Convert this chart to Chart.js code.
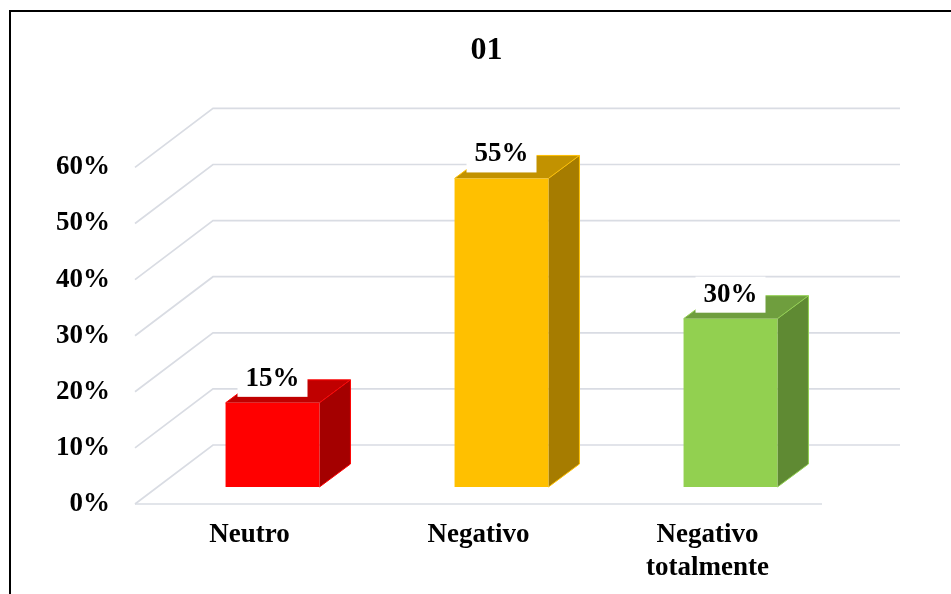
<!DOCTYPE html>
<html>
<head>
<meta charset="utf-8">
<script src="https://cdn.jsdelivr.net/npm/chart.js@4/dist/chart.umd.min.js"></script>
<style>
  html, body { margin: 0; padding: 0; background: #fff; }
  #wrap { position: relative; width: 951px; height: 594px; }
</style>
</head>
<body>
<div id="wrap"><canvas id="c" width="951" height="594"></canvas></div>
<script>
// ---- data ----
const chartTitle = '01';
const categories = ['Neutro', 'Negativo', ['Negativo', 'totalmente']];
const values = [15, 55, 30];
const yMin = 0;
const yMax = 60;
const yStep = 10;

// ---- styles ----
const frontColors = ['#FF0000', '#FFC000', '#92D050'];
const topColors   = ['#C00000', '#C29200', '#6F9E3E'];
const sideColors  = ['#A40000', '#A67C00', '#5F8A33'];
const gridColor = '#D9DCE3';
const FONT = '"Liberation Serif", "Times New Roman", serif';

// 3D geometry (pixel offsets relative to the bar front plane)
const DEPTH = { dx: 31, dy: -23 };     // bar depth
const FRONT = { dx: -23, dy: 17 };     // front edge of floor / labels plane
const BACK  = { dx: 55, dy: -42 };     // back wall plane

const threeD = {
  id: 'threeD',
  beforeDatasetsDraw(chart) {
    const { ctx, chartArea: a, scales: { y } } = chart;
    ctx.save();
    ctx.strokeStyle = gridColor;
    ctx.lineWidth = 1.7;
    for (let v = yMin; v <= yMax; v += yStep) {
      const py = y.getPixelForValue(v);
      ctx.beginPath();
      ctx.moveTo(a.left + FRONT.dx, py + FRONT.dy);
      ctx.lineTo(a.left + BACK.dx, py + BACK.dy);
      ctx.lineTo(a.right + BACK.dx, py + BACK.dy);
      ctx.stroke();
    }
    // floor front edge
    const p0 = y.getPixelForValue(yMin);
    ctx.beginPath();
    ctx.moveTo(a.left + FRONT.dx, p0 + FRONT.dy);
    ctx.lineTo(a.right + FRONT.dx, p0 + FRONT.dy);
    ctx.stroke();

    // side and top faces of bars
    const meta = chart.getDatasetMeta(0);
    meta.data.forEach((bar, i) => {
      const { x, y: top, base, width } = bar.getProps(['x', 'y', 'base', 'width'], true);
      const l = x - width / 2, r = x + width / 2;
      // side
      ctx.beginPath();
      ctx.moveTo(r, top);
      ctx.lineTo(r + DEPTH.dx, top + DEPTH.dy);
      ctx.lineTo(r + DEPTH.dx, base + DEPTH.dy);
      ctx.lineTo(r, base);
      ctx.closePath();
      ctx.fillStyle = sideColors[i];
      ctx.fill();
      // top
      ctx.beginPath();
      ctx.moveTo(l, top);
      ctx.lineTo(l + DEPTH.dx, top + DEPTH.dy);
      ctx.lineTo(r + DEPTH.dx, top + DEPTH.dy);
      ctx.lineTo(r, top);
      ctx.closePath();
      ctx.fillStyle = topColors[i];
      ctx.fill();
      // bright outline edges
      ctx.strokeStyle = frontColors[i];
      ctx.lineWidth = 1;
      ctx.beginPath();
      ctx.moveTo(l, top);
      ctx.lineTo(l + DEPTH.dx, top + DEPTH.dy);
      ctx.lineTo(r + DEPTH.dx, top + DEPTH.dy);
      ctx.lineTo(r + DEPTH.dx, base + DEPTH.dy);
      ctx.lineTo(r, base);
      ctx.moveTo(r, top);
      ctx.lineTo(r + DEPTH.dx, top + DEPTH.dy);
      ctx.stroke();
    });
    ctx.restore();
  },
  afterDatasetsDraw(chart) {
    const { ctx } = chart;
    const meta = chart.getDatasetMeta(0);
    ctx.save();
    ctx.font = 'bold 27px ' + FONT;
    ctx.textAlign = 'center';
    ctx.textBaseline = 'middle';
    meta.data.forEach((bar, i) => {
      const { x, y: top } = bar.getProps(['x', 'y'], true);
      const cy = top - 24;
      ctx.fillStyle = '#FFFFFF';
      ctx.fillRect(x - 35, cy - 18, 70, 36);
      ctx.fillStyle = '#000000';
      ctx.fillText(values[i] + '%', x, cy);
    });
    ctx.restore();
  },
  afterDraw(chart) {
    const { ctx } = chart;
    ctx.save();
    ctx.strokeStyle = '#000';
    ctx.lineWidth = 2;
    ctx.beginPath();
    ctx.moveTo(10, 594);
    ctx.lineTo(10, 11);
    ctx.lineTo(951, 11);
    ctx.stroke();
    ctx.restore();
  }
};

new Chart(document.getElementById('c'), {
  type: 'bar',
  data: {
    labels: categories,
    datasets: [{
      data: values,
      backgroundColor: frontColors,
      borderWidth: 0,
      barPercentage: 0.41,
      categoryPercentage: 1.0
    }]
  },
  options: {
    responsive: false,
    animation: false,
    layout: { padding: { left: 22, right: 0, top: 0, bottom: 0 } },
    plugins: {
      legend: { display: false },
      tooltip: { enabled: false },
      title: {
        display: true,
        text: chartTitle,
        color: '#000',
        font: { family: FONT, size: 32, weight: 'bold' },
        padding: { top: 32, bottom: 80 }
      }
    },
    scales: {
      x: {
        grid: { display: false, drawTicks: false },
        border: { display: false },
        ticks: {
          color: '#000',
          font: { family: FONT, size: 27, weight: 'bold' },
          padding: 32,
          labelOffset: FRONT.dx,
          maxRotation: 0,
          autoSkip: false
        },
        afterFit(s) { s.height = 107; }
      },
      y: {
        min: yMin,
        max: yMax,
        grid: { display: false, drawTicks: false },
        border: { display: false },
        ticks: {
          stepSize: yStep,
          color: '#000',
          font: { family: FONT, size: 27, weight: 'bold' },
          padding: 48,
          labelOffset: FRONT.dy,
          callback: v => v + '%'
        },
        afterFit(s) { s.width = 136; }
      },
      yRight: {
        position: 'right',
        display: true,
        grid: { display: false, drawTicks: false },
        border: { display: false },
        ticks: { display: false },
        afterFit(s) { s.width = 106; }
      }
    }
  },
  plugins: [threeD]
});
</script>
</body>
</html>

* * *

▶ **Given instruction**
Exactly as they appear, print the lines of the listing above from its first line through the line that contains "back wall plane", minus the pictures.

▶ **Final answer**
Convert this chart to Chart.js code.
<!DOCTYPE html>
<html>
<head>
<meta charset="utf-8">
<script src="https://cdn.jsdelivr.net/npm/chart.js@4/dist/chart.umd.min.js"></script>
<style>
  html, body { margin: 0; padding: 0; background: #fff; }
  #wrap { position: relative; width: 951px; height: 594px; }
</style>
</head>
<body>
<div id="wrap"><canvas id="c" width="951" height="594"></canvas></div>
<script>
// ---- data ----
const chartTitle = '01';
const categories = ['Neutro', 'Negativo', ['Negativo', 'totalmente']];
const values = [15, 55, 30];
const yMin = 0;
const yMax = 60;
const yStep = 10;

// ---- styles ----
const frontColors = ['#FF0000', '#FFC000', '#92D050'];
const topColors   = ['#C00000', '#C29200', '#6F9E3E'];
const sideColors  = ['#A40000', '#A67C00', '#5F8A33'];
const gridColor = '#D9DCE3';
const FONT = '"Liberation Serif", "Times New Roman", serif';

// 3D geometry (pixel offsets relative to the bar front plane)
const DEPTH = { dx: 31, dy: -23 };     // bar depth
const FRONT = { dx: -23, dy: 17 };     // front edge of floor / labels plane
const BACK  = { dx: 55, dy: -42 };     // back wall plane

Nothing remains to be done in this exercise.